Of course, the rules providing for amendment would be useless if petitions, in the first instance, must state perfect and complete causes of action. In this connection it should be noted that the petition is not the cause of action. It describes the cause of action. The statute authorizing the contest of wills provides that a person interested may, within one year after the date of probate, contest the validity of a will by petition to the circuit court. In the instant case plaintiff within one year after the date of probate, by petition to the circuit court, sought to contest the validity of her husband's will. Although interested within the meaning of the statute, she did not allege facts showing said interest. She assumed that her interest in the estate authorized a contest. The facts considered, it cannot be ruled that the petition is a "nullity." It is an imperfect and incomplete statement of a good cause of action. The trial court should have permitted the amendment. [Lee v. St. Louis Public Service Co., 337 Mo. 1169, 88 S.W.2d 337; Smith v. Smith, 327 Mo. 632, 37 S.W.2d 902, l.c. 904 (par. 4, 5); Gruender v. Frank, 267 Mo. 713, 186 S.W. 1004; Ellison v. Railroad (Ga.), 13 S.E. 809; McDonald v. Nebraska, 101 F. 171, l.c. 182.]
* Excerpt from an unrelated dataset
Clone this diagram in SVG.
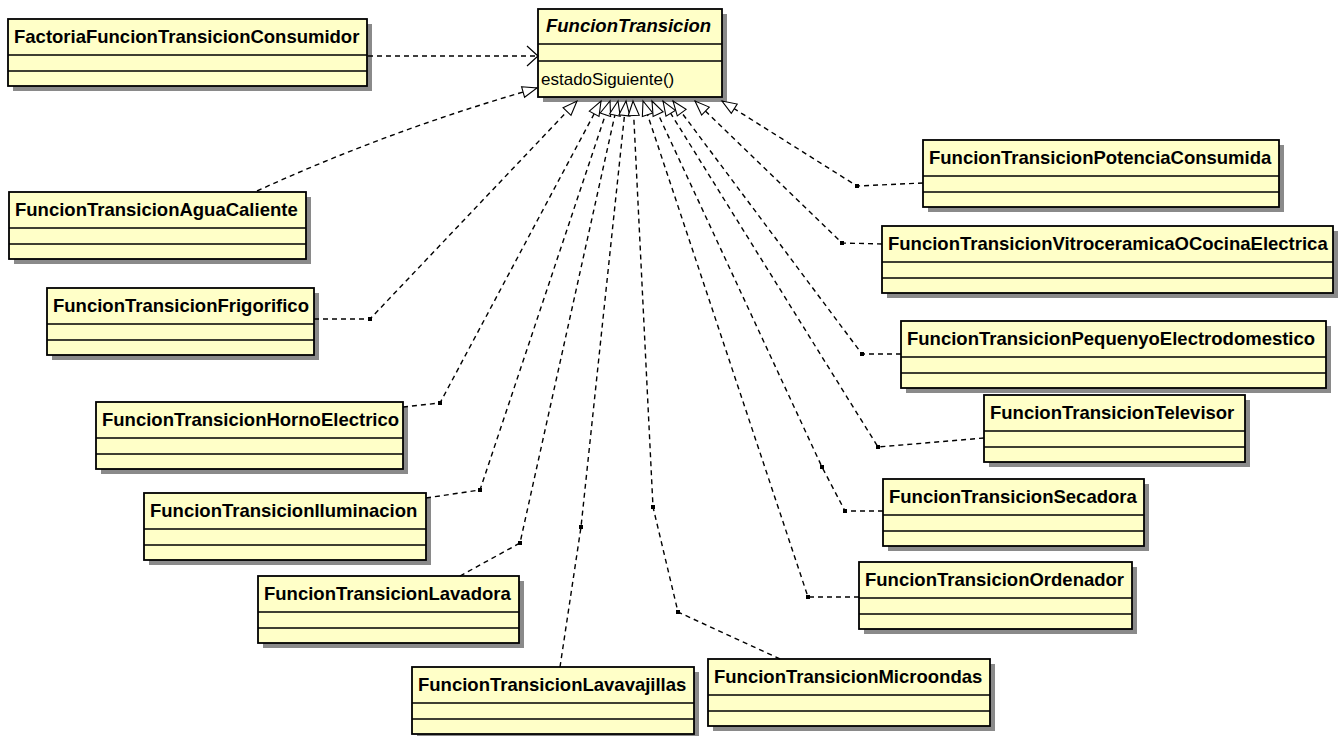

Furthermore, "amendments are allowed expressly to save the cause from the Statute of Limitations, and courts have been liberal in allowing them when the cause of action is not totally different." [Cytron v. Transit Co., 205 Mo. 692, l.c. 700, 104 S.W. 109; Gresham v. Talbot, 326 Mo. 517, 31 S.W.2d 766.]
Defendant cites State ex rel. v. McQuillin, 246 Mo. 674, 152 S.W. 341, and Russell v. Nelson, 317 Mo. 148, 295 S.W. 118. In those cases it appeared that the contestants could not be interested in the contest. In this case it did not so appear. The petition was silent on the question. The other cases cited by defendant rule questions of departure.
The judgment is reversed and the cause remanded with directions to permit the amendment as of the date of filing of the original petition.